» Request: Omit all images. Transcribe the rest of the material below exactly.

[Start]

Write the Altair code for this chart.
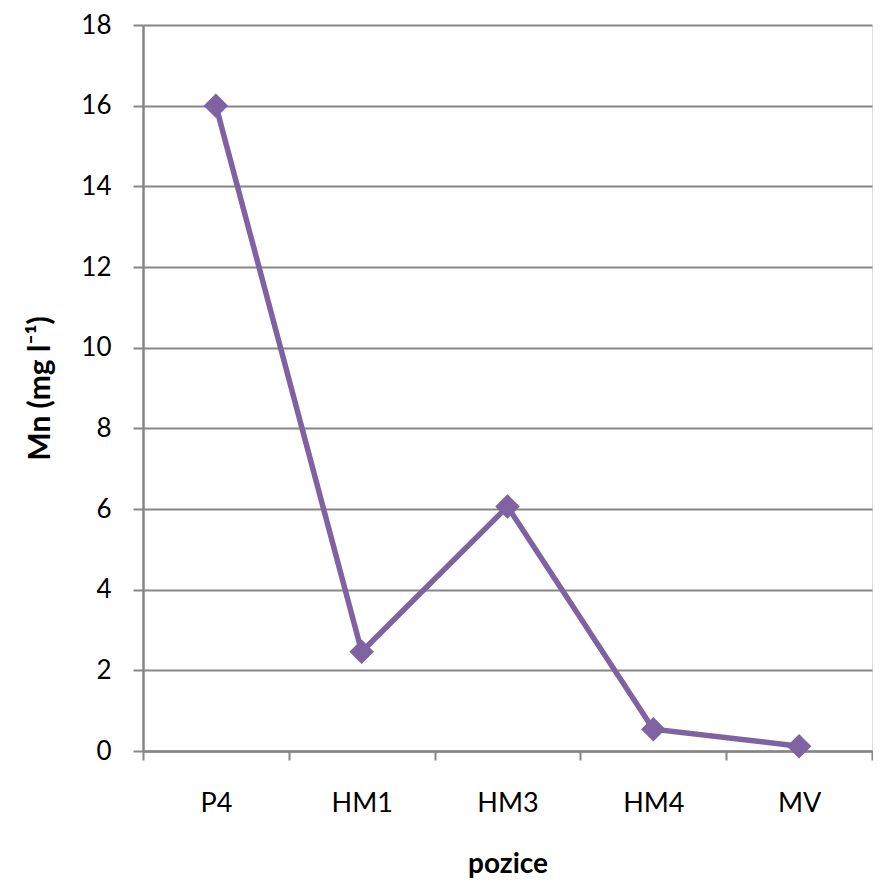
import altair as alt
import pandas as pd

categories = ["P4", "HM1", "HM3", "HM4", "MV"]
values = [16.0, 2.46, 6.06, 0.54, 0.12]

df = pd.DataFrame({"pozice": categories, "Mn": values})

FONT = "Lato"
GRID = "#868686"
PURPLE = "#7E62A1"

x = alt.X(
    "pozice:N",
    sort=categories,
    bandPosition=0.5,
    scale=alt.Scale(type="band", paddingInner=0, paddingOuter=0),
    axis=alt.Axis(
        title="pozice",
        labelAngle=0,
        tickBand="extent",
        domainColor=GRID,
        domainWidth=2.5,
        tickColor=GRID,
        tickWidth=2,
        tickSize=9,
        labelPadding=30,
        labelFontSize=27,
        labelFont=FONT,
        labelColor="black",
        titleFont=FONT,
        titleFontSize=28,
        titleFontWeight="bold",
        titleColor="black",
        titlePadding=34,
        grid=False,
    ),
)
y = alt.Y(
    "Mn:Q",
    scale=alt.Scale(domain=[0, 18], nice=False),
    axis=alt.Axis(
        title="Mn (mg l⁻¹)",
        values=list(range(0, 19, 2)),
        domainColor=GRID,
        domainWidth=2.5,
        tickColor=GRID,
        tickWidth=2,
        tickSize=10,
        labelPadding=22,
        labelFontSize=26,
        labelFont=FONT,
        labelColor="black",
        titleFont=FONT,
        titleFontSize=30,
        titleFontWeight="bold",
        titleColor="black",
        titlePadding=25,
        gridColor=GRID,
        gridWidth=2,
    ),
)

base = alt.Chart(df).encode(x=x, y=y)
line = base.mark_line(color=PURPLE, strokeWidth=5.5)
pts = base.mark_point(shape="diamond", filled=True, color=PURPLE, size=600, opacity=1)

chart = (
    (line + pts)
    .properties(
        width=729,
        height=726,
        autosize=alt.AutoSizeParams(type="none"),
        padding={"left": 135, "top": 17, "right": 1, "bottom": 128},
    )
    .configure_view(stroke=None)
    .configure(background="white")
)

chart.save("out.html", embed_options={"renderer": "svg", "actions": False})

[End]

» Finished answer:
Write the Altair code for this chart.
import altair as alt
import pandas as pd

categories = ["P4", "HM1", "HM3", "HM4", "MV"]
values = [16.0, 2.46, 6.06, 0.54, 0.12]

df = pd.DataFrame({"pozice": categories, "Mn": values})

FONT = "Lato"
GRID = "#868686"
PURPLE = "#7E62A1"

x = alt.X(
    "pozice:N",
    sort=categories,
    bandPosition=0.5,
    scale=alt.Scale(type="band", paddingInner=0, paddingOuter=0),
    axis=alt.Axis(
        title="pozice",
        labelAngle=0,
        tickBand="extent",
        domainColor=GRID,
        domainWidth=2.5,
        tickColor=GRID,
        tickWidth=2,
        tickSize=9,
        labelPadding=30,
        labelFontSize=27,
        labelFont=FONT,
        labelColor="black",
        titleFont=FONT,
        titleFontSize=28,
        titleFontWeight="bold",
        titleColor="black",
        titlePadding=34,
        grid=False,
    ),
)
y = alt.Y(
    "Mn:Q",
    scale=alt.Scale(domain=[0, 18], nice=False),
    axis=alt.Axis(
        title="Mn (mg l⁻¹)",
        values=list(range(0, 19, 2)),
        domainColor=GRID,
        domainWidth=2.5,
        tickColor=GRID,
        tickWidth=2,
        tickSize=10,
        labelPadding=22,
        labelFontSize=26,
        labelFont=FONT,
        labelColor="black",
        titleFont=FONT,
        titleFontSize=30,
        titleFontWeight="bold",
        titleColor="black",
        titlePadding=25,
        gridColor=GRID,
        gridWidth=2,
    ),
)

base = alt.Chart(df).encode(x=x, y=y)
line = base.mark_line(color=PURPLE, strokeWidth=5.5)
pts = base.mark_point(shape="diamond", filled=True, color=PURPLE, size=600, opacity=1)

chart = (
    (line + pts)
    .properties(
        width=729,
        height=726,
        autosize=alt.AutoSizeParams(type="none"),
        padding={"left": 135, "top": 17, "right": 1, "bottom": 128},
    )
    .configure_view(stroke=None)
    .configure(background="white")
)

chart.save("out.html", embed_options={"renderer": "svg", "actions": False})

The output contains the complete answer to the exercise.